August 20, 2010
The late 1970s was not an easy time to find a good bottle of suds in America. In an age dominated by a few mass-produced, plain American lagers, why wasn’t there a map showing where someone could get a better-tasting brew, beer-lover Mike Laur wondered.
It took 30 years, but Laur has created that map.
Laur, a Colorado Springs business owner, released the fourth edition of The Beer Drinker’s Guide to Colorado last month. After initial struggles, the map and coupon book has begun to sell well across Colorado.
“It’s been a learning curve for us, figuring out how to sell the thing and market it,” said Laur, over a glass of porter on a recent afternoon. He paused.
“I wish I could say it’s been extraordinarily profitable.”
That’s fine, though. He’s not in it for the money. He’s in it for the beer. And Colorado is a good place to do it.
The latest edition of the guide, put together by Laur and his 3.5 employees (one works part time), lists 126 breweries, 20 more than when he launched the publication in 2008. Colorado is among the leading states for beer production, and many of its beers — not just Coors — can be bought around the country. The Great American Beer Festival, the Super Bowl of beer festivals, is held each September in Denver.

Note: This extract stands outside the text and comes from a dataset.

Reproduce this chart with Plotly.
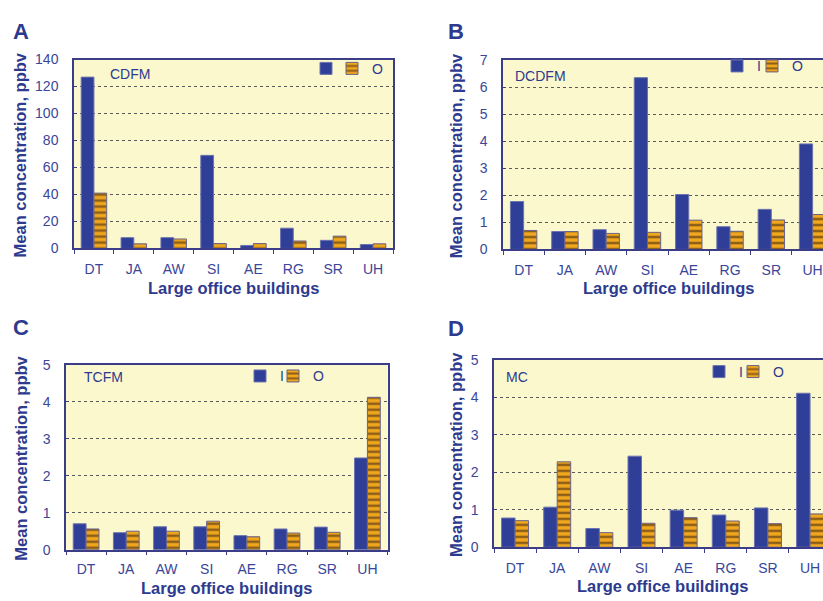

A Texas native, Laur came to Colorado Springs in the early 1980s. After a stint as a photojournalist, he opened his own graphics and video company here in 1983. He watched with delight as the microbrew industry spread in the late ’80s and ’90s. Colorado Springs’ oldest microbrewery, Judge Baldwin’s, opened in 1990 on the first floor of the Antlers Hilton.
The large brewing companies that long dominated American beer, Laur said, “basically created a crappy product and tried to hide that with marketing.”
But while some beverage-producing regions have capitalized on that, such as the wine-tourism industry in northern California, the beer industry was disjointed, with nothing to pull it together, a “third-class citizen,” Laur said. So in 2007 he pulled his beer guide idea off the shelf, like a vintage barley wine, blew off the dust and set about making it.
The first edition came out in January 2008, a full-color map of Colorado’s breweries, with facts about beer, beer-tasting tips and tidbits about Colorado.
But Laur had nowhere to sell it. Liquor stores, which he hoped would be a significant market, refused to carry the guide, because it wasn’t included on the Colorado Liquor Enforcement Division’s list of what they can sell. When he asked the state to allow it, officials said no, although the state’s liquor code allows the sale of “beverage publications, books or magazines, where the use or content is focused primarily on alcohol beverages or the alcohol beverage industry.”
Undeterred, he waged a 10-month struggle with the bureaucracy, finally convincing liquor-enforcement officials to take a look at the guide. They approved it for sale.
The first edition, by then, had been collecting dust for so long that Laur recycled all 4,000 copies.
Sitting in a brewpub in Pueblo one day, he and a friend were scratching their heads about how they could make the guide a success. Another patron overheard them and asked, “Why not give out free beer?”
Free beer? That was what they needed.
For the second edition, they got four breweries to include coupons for free beer.
They sold most of the second edition. All 5,000 copies of the third edition sold. The fourth edition includes coupons for free beer, food or merchandise at 26 breweries around the state. Laur printed 6,000 copies.
Laur laughed. “I don’t know if the coupons have driven the map or if the map has driven the coupons,” he said.
Duane Lujan, brewer and “beer ambassador” at Rocky Mountain Brewery, a taproom and home-brew store in Colorado Springs, has seen an increase in people coming from other areas, map and coupon in hand.
“They bring them in all the time and I always make the comment, ‘That’s the best beer in the world.’ Grandpa said the best beer in the world is on someone else’s nickel,” Lujan said.
They’re the beer tourists, suds lovers going around the state and checking beers off their list. But Lujan also sees value in attracting more casual beer drinkers.
“I think Mike and (employee Carole White) have done an absolutely wonderful job. They promote the breweries. They promote the home-brew shops. They promote tap rooms and other bars,” he said. “I just think it’s been a tremendous addition to the Colorado market.”
Laur sees the emergence of local beers as more of a resurgence. A century ago, beer was an intensely local product, brewed with local recipes and water, in the local climate, to create a product that was uniquely, well, local.
“Beer is a perishable product. The only reason it has become mass-produced is because technology enabled the brewers to do that,” he said.
Like connoisseurs of wine or coffee, beer lovers learn to appreciate the subtleties of the drink, and while the vast majority of the market is still dominated by the major beer producers, it’s the love of craft beer that keeps Laur publishing the guide.
“It’s not my swill in the glass. I would rather have something that’s more interesting, challenges me, challenges my taste buds and makes me think about the possibilities that are out there,” he said.
“If we’re able to make money off of this, that’s great. But mostly it’s supporting the message that craft beer is a great thing to appreciate.”